This policy brief is part of CIGI’s project on freedom of thought: Legitimate Influence or Unlawful Manipulation? Find out more at: www.cigionline.org/fot
Policy Brief No. 6 — February 2024
Narrative Dominance, Information Warfare and the Freedom to Think Nitin Pai Key Points → Information warfare involves the use of information to influence political decisions without necessarily using physical force. → States and non-state actors are engaged in a quest for narrative dominance — to shape the landscape of public opinion in their favour. → Liberal democracies must protect the individual freedom to think, and cognitive autonomy is a national security objective. → There is a need for constitutional safeguards to prevent governments from directing information power against their own citizens.

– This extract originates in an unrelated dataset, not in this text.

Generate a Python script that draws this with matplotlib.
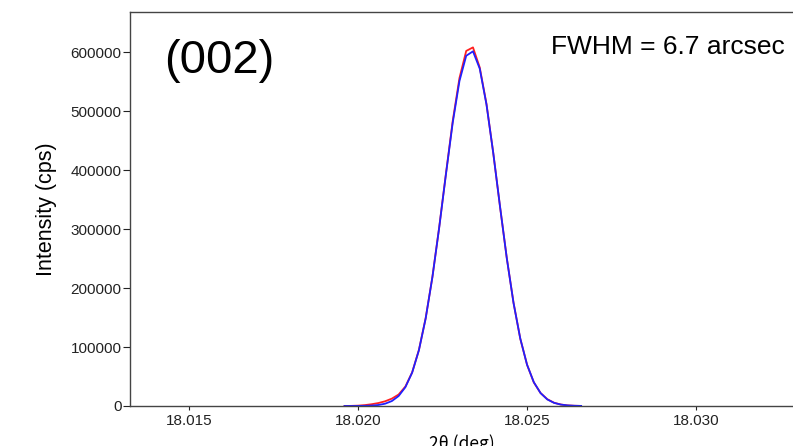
import numpy as np
import matplotlib
matplotlib.use("Agg")
import matplotlib.pyplot as plt

# 2theta scan (deg) and intensities (cps)
two_theta = [18.0196, 18.0198, 18.0200, 18.0202, 18.0204, 18.0206, 18.0208, 18.0210,
             18.0212, 18.0214, 18.0216, 18.0218, 18.0220, 18.0222, 18.0224, 18.0226,
             18.0228, 18.0230, 18.0232, 18.0234, 18.0236, 18.0238, 18.0240, 18.0242,
             18.0244, 18.0246, 18.0248, 18.0250, 18.0252, 18.0254, 18.0256, 18.0258,
             18.0260, 18.0262, 18.0264, 18.0266]

measured = [0, 200, 600, 1500, 3000, 5000, 8000, 12500,
            19500, 33000, 57000, 95000, 149000, 219000, 303000, 394000,
            483000, 556000, 602000, 608000, 574000, 512000, 429000, 338000,
            251000, 175000, 114000, 70000, 40000, 22000, 11500, 5500,
            2500, 1000, 400, 100]

fitted = [0, 0, 100, 300, 700, 1700, 3900, 8400,
          16900, 31900, 56600, 94500, 148400, 218700, 302200, 392900,
          480100, 551000, 593800, 601300, 572000, 511000, 429000, 338400,
          250800, 174700, 114300, 70000, 40400, 21900, 11100, 5300,
          2400, 1000, 400, 150]

xticks = [18.015, 18.020, 18.025, 18.030]
yticks = [0, 100000, 200000, 300000, 400000, 500000, 600000]

fig = plt.figure(figsize=(7.93, 4.46), dpi=100)
ax = fig.add_axes([0.1639, 0.0897, 0.8361, 0.8834])

ax.plot(two_theta, measured, color="#ff2020", lw=1.3)
ax.plot(two_theta, fitted, color="#2020ff", lw=1.3)

ax.set_xlim(18.01325, 18.03287)
ax.set_ylim(0, 668000)
ax.set_xticks(xticks)
ax.set_xticklabels(["%.3f" % t for t in xticks], fontsize=11, family="Liberation Sans")
ax.set_yticks(yticks)
ax.set_yticklabels([str(t) for t in yticks], fontsize=11, family="Liberation Sans")
ax.tick_params(axis="y", direction="out", length=5, pad=1, colors="#222222")
ax.tick_params(axis="x", direction="out", length=3, pad=3, colors="#222222")

for s in ["left", "bottom", "top"]:
    ax.spines[s].set_color("#444444")
    ax.spines[s].set_linewidth(1.0)
ax.spines["right"].set_visible(False)

ax.set_ylabel("Intensity (cps)", fontsize=15.5, family="Liberation Sans", labelpad=10)
ax.set_xlabel("2θ (deg)", fontsize=12.5, family=["Noto Sans CJK JP", "DejaVu Sans"], labelpad=4)

ax.text(0.051, 0.875, "(002)", transform=ax.transAxes, fontsize=34,
        family="Liberation Sans", va="center", ha="left")
ax.text(0.988, 0.91, "FWHM = 6.7 arcsec", transform=ax.transAxes, fontsize=19,
        family="Liberation Sans", va="center", ha="right")

fig.savefig("out.png", dpi=100)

Introduction Politics is everywhere and on a perpetual quest for narrative dominance. Aphorisms from ancient practitioners of statecraft in Assyria, India and China1 warn us that the word is mightier than the sword, that the power of knowledge is superior to force and wealth, and that to vanquish the enemy without fighting is the acme of skill. History is replete with the use of cultural power, propaganda, disinformation, deceit and censorship as instruments of policy. Information warfare — the use of information to influence decisions in order to achieve a political objective without necessarily using physical force — is not new. It has, however, become the centrepiece of international politics because we are in the Information Age, an epoch where society is structured around the production, consumption and effects of information. This policy brief presents a high-level analysis of the external, geopolitical dimension of information warfare and offers recommendations for defence and national security policies for liberal democratic states.
1
The phrase “the word is mightier than the sword” originates in the teachings of the Assyrian royal adviser Ahiqar (circa 700 BCE) (see Matthews and Benjamin 1997). Kautilya, a political adviser in the service of Chandragupta, the founder of the Mauryan empire, places “knowledge power” as the foremost type of power in The Arthashastra, a classic Indian treatise of statecraft (see Olivelle 2023, chapter 6, verses 2–33). Similarly, Sun Tzu considers subduing the enemy without fighting as the acme of skill, in Art of War (see Kaufman 2012, chapter 3).